* **WHAT THIS TASK INVOLVES**
Please, without the pictures, retype exactly the lines from the start of the material through the line that holds "var sandyLoam = [0, 0.80, 1.80, 3.02, 4.55, 5.54];".

* **DATA BLOCK**
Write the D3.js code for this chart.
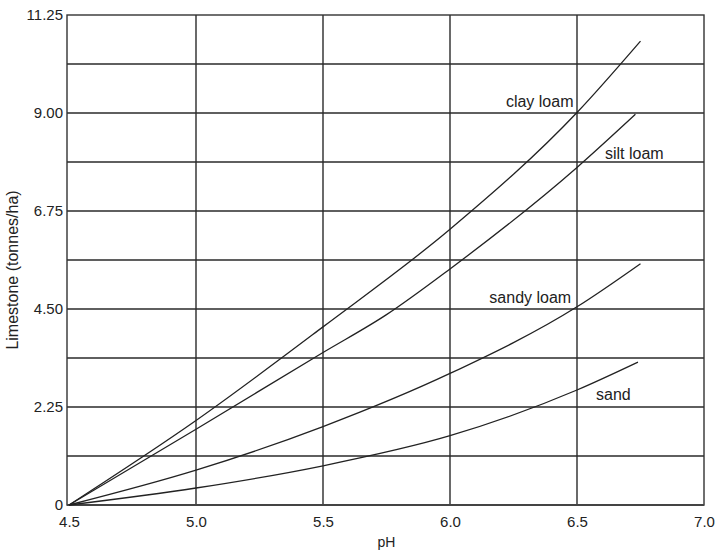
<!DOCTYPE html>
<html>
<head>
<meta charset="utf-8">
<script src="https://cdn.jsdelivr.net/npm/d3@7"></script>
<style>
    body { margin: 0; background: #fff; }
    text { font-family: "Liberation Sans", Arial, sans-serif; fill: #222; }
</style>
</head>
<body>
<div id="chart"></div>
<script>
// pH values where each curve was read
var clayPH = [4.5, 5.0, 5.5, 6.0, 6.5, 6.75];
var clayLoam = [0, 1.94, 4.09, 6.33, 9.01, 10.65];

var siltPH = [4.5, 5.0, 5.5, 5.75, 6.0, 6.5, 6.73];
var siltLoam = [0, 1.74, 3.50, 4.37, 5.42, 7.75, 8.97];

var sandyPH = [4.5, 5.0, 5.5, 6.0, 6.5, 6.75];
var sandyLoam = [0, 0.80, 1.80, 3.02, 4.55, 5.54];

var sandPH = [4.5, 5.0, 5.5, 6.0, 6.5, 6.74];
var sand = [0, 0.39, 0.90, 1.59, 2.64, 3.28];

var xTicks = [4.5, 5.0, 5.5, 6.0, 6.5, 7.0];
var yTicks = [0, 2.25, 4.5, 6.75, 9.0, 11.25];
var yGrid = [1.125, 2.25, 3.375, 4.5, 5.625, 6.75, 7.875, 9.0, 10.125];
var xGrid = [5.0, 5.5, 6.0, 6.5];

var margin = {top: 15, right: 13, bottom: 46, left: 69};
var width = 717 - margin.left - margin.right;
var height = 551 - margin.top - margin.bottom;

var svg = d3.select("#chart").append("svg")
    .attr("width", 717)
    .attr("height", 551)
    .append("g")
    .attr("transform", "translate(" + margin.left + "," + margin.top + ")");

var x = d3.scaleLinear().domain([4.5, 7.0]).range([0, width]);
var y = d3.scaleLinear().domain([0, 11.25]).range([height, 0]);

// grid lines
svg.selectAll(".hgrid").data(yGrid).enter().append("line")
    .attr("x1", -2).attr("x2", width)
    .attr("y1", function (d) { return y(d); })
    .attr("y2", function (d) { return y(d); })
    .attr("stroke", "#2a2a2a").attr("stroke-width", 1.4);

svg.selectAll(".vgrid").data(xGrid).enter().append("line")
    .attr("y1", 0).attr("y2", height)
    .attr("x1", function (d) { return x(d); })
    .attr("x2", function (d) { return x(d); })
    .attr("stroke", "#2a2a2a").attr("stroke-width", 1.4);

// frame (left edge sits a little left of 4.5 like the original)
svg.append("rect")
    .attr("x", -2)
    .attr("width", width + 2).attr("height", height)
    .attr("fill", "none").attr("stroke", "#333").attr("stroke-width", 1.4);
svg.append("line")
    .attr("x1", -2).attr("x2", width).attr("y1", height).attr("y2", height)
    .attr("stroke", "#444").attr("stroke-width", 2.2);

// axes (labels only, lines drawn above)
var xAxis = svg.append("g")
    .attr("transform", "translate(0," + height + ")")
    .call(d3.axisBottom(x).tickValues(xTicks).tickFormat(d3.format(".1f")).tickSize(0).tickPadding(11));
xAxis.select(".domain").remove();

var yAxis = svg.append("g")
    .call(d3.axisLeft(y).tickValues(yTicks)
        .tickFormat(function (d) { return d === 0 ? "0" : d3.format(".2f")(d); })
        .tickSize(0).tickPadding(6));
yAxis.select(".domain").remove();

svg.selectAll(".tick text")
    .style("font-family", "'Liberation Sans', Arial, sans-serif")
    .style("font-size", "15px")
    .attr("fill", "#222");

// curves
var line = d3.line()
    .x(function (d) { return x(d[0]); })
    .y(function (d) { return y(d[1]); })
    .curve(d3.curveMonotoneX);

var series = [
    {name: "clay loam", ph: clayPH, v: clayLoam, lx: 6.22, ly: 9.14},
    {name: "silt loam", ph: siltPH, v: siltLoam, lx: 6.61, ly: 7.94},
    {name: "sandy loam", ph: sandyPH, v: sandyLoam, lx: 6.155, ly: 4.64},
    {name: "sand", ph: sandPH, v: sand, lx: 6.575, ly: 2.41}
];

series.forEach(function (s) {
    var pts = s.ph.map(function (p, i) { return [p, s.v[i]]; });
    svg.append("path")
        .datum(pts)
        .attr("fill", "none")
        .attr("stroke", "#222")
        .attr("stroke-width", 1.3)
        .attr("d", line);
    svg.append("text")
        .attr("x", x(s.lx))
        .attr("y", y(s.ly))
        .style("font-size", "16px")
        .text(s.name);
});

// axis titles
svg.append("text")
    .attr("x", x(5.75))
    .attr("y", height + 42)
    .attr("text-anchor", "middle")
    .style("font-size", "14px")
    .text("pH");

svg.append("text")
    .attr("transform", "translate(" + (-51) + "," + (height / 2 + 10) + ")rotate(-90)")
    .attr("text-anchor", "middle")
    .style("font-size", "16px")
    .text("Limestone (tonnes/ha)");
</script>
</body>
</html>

* **REPLY TO THE EXERCISE**
Write the D3.js code for this chart.
<!DOCTYPE html>
<html>
<head>
<meta charset="utf-8">
<script src="https://cdn.jsdelivr.net/npm/d3@7"></script>
<style>
    body { margin: 0; background: #fff; }
    text { font-family: "Liberation Sans", Arial, sans-serif; fill: #222; }
</style>
</head>
<body>
<div id="chart"></div>
<script>
// pH values where each curve was read
var clayPH = [4.5, 5.0, 5.5, 6.0, 6.5, 6.75];
var clayLoam = [0, 1.94, 4.09, 6.33, 9.01, 10.65];

var siltPH = [4.5, 5.0, 5.5, 5.75, 6.0, 6.5, 6.73];
var siltLoam = [0, 1.74, 3.50, 4.37, 5.42, 7.75, 8.97];

var sandyPH = [4.5, 5.0, 5.5, 6.0, 6.5, 6.75];
var sandyLoam = [0, 0.80, 1.80, 3.02, 4.55, 5.54];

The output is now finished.